The special effects team worked with an amalgamation of wires, weights, and "metal things" to create a form that could simulate Translucent's unconscious body. Butcher and Hughie were able to pick up and carry this form so that the scene clearly represented the weight of Translucent even while he remained invisible. For Translucent's explosion, the special effects team used practical effects instead of Computer-generated imagery (CGI).

===Music===
The episode features the following songs: "Dans Ma Ruche" by Guizmo [fr], "Neat Neat Neat" by The Damned, "La Foule" by Youssoupha, and "Cherry Bomb" by The Runaways.

==Release==
"Cherry" premiered on Prime Video in the United States on July 26, 2019. It was released alongside all the episodes from the season, which were released on the same day. The first season of The Boys was released on Blu-ray in its entirety on May 31, 2022.

==Reception==
"Cherry" received positive reviews from critics. Brian Tallerico from Vulture rated the episode 4 out of 5 stars, praising its design and performances; however, he stated that the episode suffers from talky superhero-philosophy dialogue that sometimes feels overwritten and repetitive. He also criticized the story for adding nothing new to the series plot. However, despite the episode's flaws, he still deemed that there was enough hope for the television series to continue. Greg Wheeler from The Review Geek rated the episode with four out of five stars and stated: "With the facade of the Seven chipping away, it'll be interesting to see what direction the show takes from here, but for now, The Boys delivers another progressive and well-written episode." Darryl Jasper from ScienceFiction.com gave a positive review of the episode and commented that the episode continues expanding the world and considered that the character Billy Butcher's past would be something interesting to follow and explore in the upcoming episodes for the series.

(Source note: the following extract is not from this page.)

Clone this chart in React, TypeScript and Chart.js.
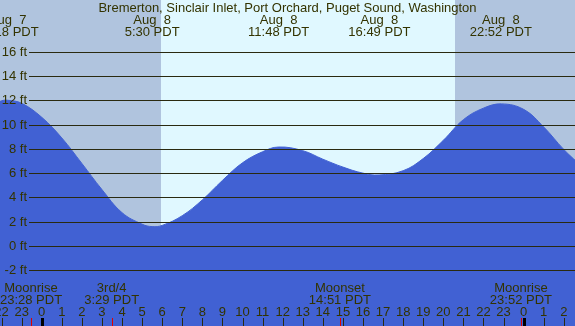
import React, { useEffect, useRef } from "react";
import { Chart, registerables } from "chart.js";

Chart.register(...registerables);

const title = "Bremerton, Sinclair Inlet, Port Orchard, Puget Sound, Washington";

// Tide height (ft), hours relative to Aug 8 00:00 PDT
const tideHours = [-3, -2, -1.7, -1, 0, 1, 2, 3, 4, 5, 5.5, 6, 7, 8, 9, 10, 11, 11.8, 13, 14, 15, 16, 16.8, 18, 19, 20, 21, 22, 22.9, 24, 25, 26, 27];
const tideFeet = [11.3, 11.95, 12.0, 11.75, 10.6, 8.9, 6.8, 4.65, 2.75, 1.8, 1.6, 1.7, 2.5, 3.8, 5.4, 6.85, 7.76, 8.15, 7.85, 7.15, 6.5, 6.0, 5.85, 6.2, 7.2, 8.7, 10.4, 11.35, 11.7, 11.25, 9.8, 7.95, 6.4];

// Tide event labels at top
const eventHours = [-1.7, 5.5, 11.8, 16.817, 22.867];
const eventDays = ["Aug  7", "Aug  8", "Aug  8", "Aug  8", "Aug  8"];
const eventTimes = ["22:18 PDT", "5:30 PDT", "11:48 PDT", "16:49 PDT", "22:52 PDT"];

// Moon events at bottom
const moonHours = [-0.533, 3.483, 14.85, 23.867];
const moonNames = ["Moonrise", "3rd/4", "Moonset", "Moonrise"];
const moonTimes = ["23:28 PDT", "3:29 PDT", "14:51 PDT", "23:52 PDT"];

// Sun
const sunriseHour = 5.93;
const sunsetHour = 20.58;

// Axes
const yTicks = [-2, 0, 2, 4, 6, 8, 10, 12, 14, 16];
const hourTicks = [-2, -1, 0, 1, 2, 3, 4, 5, 6, 7, 8, 9, 10, 11, 12, 13, 14, 15, 16, 17, 18, 19, 20, 21, 22, 23, 24, 25, 26];
const hourLabels = ["22", "23", "0", "1", "2", "3", "4", "5", "6", "7", "8", "9", "10", "11", "12", "13", "14", "15", "16", "17", "18", "19", "20", "21", "22", "23", "0", "1", "2"];
const midnightHours = [0, 24];

const X_MIN = -2.077;
const X_MAX = 26.559;
const Y_MIN = -6.58;
const Y_MAX = 20.25;

const NIGHT = "#b0c4de";
const DAY = "#e0f8ff";
const WATER = "#4161d3";
const INK = "#333300";
const FONT = '13px "Liberation Sans", Arial, sans-serif';

export default function App() {
  const ref = useRef<HTMLCanvasElement | null>(null);

  useEffect(() => {
    document.body.style.margin = "0";
    const canvas = ref.current;
    if (!canvas) return;

    const decor = {
      id: "decor",
      beforeDraw(chart: any) {
        const ctx = chart.ctx;
        const xs = chart.scales.x;
        const W = chart.width;
        const H = chart.height;
        const sr = xs.getPixelForValue(sunriseHour);
        const ss = xs.getPixelForValue(sunsetHour);
        ctx.save();
        ctx.fillStyle = NIGHT;
        ctx.fillRect(0, 0, W, H);
        ctx.fillStyle = DAY;
        ctx.fillRect(Math.round(sr), 0, Math.round(ss) - Math.round(sr), H);
        ctx.restore();
      },
      afterDatasetsDraw(chart: any) {
        const ctx = chart.ctx;
        const xs = chart.scales.x;
        const ys = chart.scales.y;
        const W = chart.width;
        const H = chart.height;
        ctx.save();
        // grid lines + y labels
        ctx.strokeStyle = "#2a2a10";
        ctx.lineWidth = 1;
        ctx.font = FONT;
        ctx.fillStyle = INK;
        ctx.textAlign = "right";
        ctx.textBaseline = "middle";
        yTicks.forEach((v) => {
          const y = Math.round(ys.getPixelForValue(v)) + 0.5;
          ctx.beginPath();
          ctx.moveTo(29, y);
          ctx.lineTo(W, y);
          ctx.stroke();
          ctx.fillText(v + " ft", 27, y);
        });
        // title & tide events
        ctx.textAlign = "center";
        ctx.textBaseline = "alphabetic";
        ctx.fillText(title, W / 2, 11.5);
        eventHours.forEach((h, i) => {
          const x = xs.getPixelForValue(h);
          ctx.fillText(eventDays[i], x, 23.5);
          ctx.fillText(eventTimes[i], x, 35.5);
        });
        // moon events
        moonHours.forEach((h, i) => {
          const x = xs.getPixelForValue(h);
          ctx.fillText(moonNames[i], x, 291.5);
          ctx.fillText(moonTimes[i], x, 303.5);
        });
        // hour labels & ticks
        hourTicks.forEach((h, i) => {
          const x = xs.getPixelForValue(h);
          ctx.fillText(hourLabels[i], x, 315.5);
          ctx.beginPath();
          ctx.moveTo(Math.round(x) + 0.5, 318);
          ctx.lineTo(Math.round(x) + 0.5, H);
          ctx.stroke();
        });
        ctx.fillStyle = "#e00000";
        moonHours.forEach((h) => {
          const x = Math.round(xs.getPixelForValue(h));
          ctx.fillRect(x, 318, 1, H - 318);
        });
        ctx.fillStyle = "#000000";
        midnightHours.forEach((h) => {
          const x = Math.round(xs.getPixelForValue(h));
          ctx.fillRect(x - 1, 318, 3, H - 318);
        });
        ctx.restore();
      },
    };

    const chart = new Chart(canvas, {
      type: "line",
      data: {
        datasets: [
          {
            data: tideHours.map((h, i) => ({ x: h, y: tideFeet[i] })),
            borderColor: WATER,
            borderWidth: 1,
            backgroundColor: WATER,
            fill: "start",
            pointRadius: 0,
            tension: 0.4,
          },
        ],
      },
      options: {
        animation: false,
        responsive: true,
        maintainAspectRatio: false,
        layout: { padding: 0 },
        plugins: { legend: { display: false }, tooltip: { enabled: false } },
        scales: {
          x: { type: "linear", min: X_MIN, max: X_MAX, display: false },
          y: { type: "linear", min: Y_MIN, max: Y_MAX, display: false },
        },
      },
      plugins: [decor],
    });
    return () => chart.destroy();
  }, []);

  return (
    <div style={{ position: "relative", width: 575, height: 326 }}>
      <canvas ref={ref} />
    </div>
  );
}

While writing a review for Tilt Magazine, Randy Dankievitch stated that the episode takes a deft turn for The Boys, with an interesting deconstruction of the classic "villain captures hero" trope. There are also a lot of other intriguing ideas brought into play, be it the power hierarchy inside the Seven or Madelyn's larger goals of getting some of that good American defense spending money injected into Vought International. Martin Carr from the Flickering Myth gave the episode a positive response, to which he commented that "In many respects The Boys is still getting warmed up, stretching its collective legs and establishing tone. Some have come for the guns, gore, and censorship-baiting excess, while most will stay for the depth, breadth and social commentary."